The bulk of the cars Hyundai sells in the EU comes from its Nosovice factory in the east of the Czech Republic, close to affiliate Kia’s Zilina plant across the border in Slovakia. Although there is [now] no exchange of models between the two, Nosovice produces transmissions for both brands while Zilina is responsible for engine production. The cars built in the two factories are based on shared platforms.
Nosovice makes the Hyundai i30 range, ix35 crossover and ix20 mini-MPV. The corresponding Kia models are the cee’d, Sportage and Venga. Both plants have a nominal capacity of 300,000 cars a year, based on a five-day, triple-shift system.
The i30 is Hyundai’s star performer in Europe, but close behind is the ix35, which is due for a mid-term update in the autumn. The ix35 is the fastest-selling model Hyundai has ever introduced in Europe and this year will be the biggest-volume model to come out of Nosovice, accounting for 45% of total production against 41% for the i30 range.
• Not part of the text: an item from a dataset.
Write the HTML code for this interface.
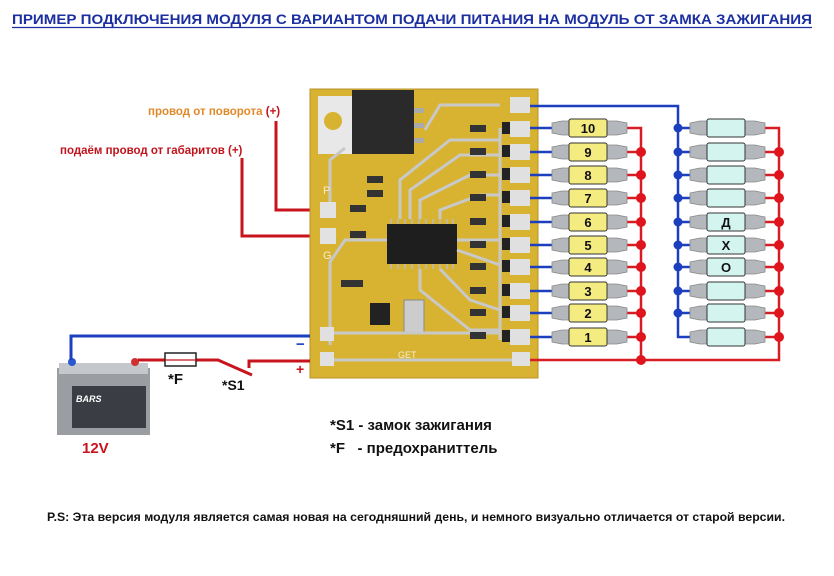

Nosovice now supplies cars to 60 countries and ‘destinations’ – a term Hyundai uses to describe places such as the Canary Islands which are linked to European states but distant from them. Around 18% of the cars it makes go to non-EU countries. The plant is working flat out and theoretically exceeded its capacity last year by turning out 303,000 cars.
“We’re very proud that we’ve been able to keep the factory running at 100% when the market in Europe is so weak and unpredictable,” said European COO and senior vice-president, Allan Rushforth. “So far this year our volumes in Europe are down by about 5% but our market share is slightly up.”